I was not a member, but the FFA (Future Farmers of America)
was a big deal. The 4th of July parade featured horses, bicycles,
tractors, and the high school marching band.
There were about 4000 people living there then—about the
same number now. Boys that graduated from high school often went to work in one
of the local factories. If you grew up on a family farm, you likely followed
that tradition.
I started working on those surrounding farms at about age
12. I also had a newspaper route and several yards to mow but that’s part of
another story.
My first job was hauling hay for Jimmy Greenway’s Aunt
Marie. At lunch, she fed us a mountain of fried chicken and a variety of
vegetables. I was too tired to eat anything the first time I worked there.

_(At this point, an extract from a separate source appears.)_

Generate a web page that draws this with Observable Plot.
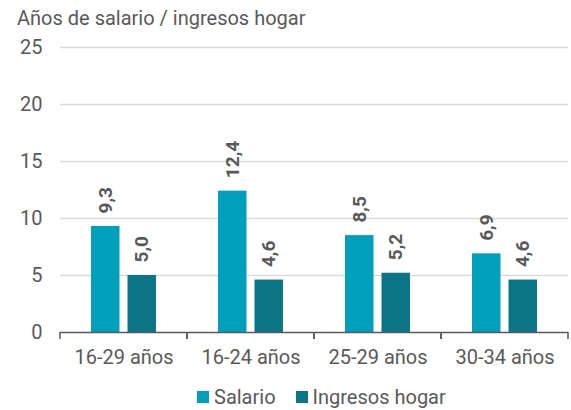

Two doors down from where I lived was Dennis Williams and
his wife, a school teacher. With his brother, Mr. Dennis owned the family farm
about a mile away. The brother lived on the farm and Mr. Dennis lived near me.
Back then, there was this thing called a “tenant” farmer.

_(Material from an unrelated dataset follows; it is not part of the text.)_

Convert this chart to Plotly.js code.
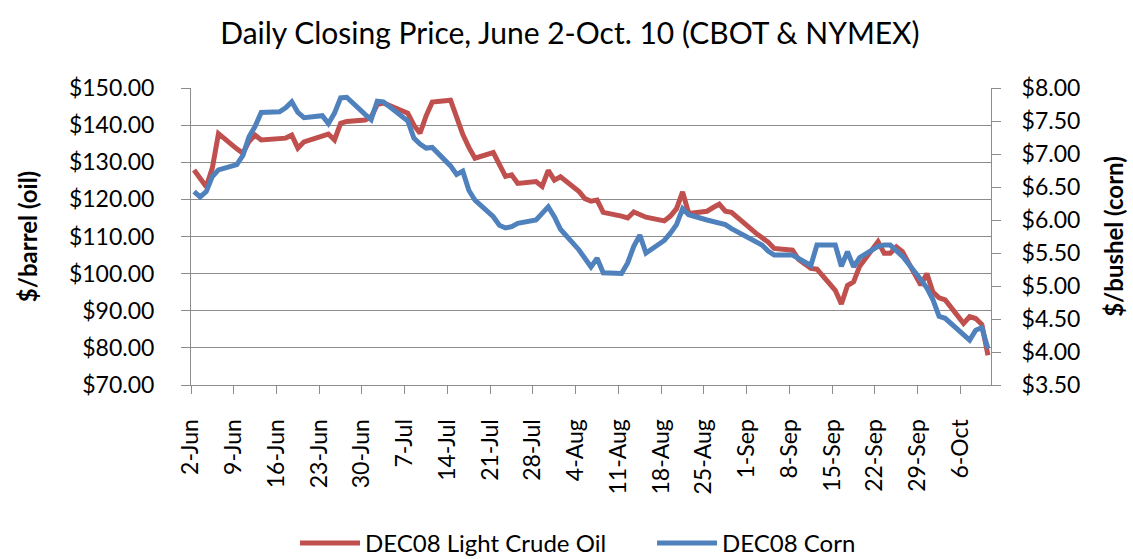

Those people were provided with a house on the farm and paid for their work.
They usually had the opportunity to farm a piece of land, usually put into a
tobacco patch.
The tenant farmer on the Williams’ farm was a Mr. Brown. Mr.
Brown and his wife lived in a small house on the farm, near the railroad
tracks. A slight, grizzled man, I thought he must truly be ancient, but he was
probably younger than I am now.
Mr. Dennis was even older. He would drive the tractor. I
would pick up the hay in the field and set it up on the wagon. Mr. Brown would
stack the hay. Then we would head to the barn to store it away.
Again, I would toss the hay up into the hay loft and Mr.
Brown would stack it. Then back to the hay field again. Field after field, we
would clear the bales of hay. Throughout my teen years.
We had a few weights at the high school I attended and,
after winning the state championship in football, we got this fancy
multi-station weight machine. But we didn’t need all that because we were
“country strong.”
That meant that we spent our summers hauling hay, hoeing and
putting up tobacco, shoveling grain, and, well, you get the picture. We didn’t
have to adjust to the heat when fall sports rolled around because we had spent
our summers working under the hot sun.
We had no idea how much we could bench press but we knew how
far we could toss a 60 pound bale of hay.
When my son reached his teen years, he started helping local
people that were still putting up hay in bales. As he entered high school, he
definitely spent time in the weight room, but his summers also included lots of
farm work and heavy lifting. I believe it served him well.
Young athletes tend to get caught up with the latest
greatest. They think you just have to have a strength coach, personal trainers,
position coach, masseuse. All the things. When what they really need is just to
put in the work.
Lift, throw, push, pull. Work hard. Move heavy things. Sweat.
Get comfortable with being uncomfortable.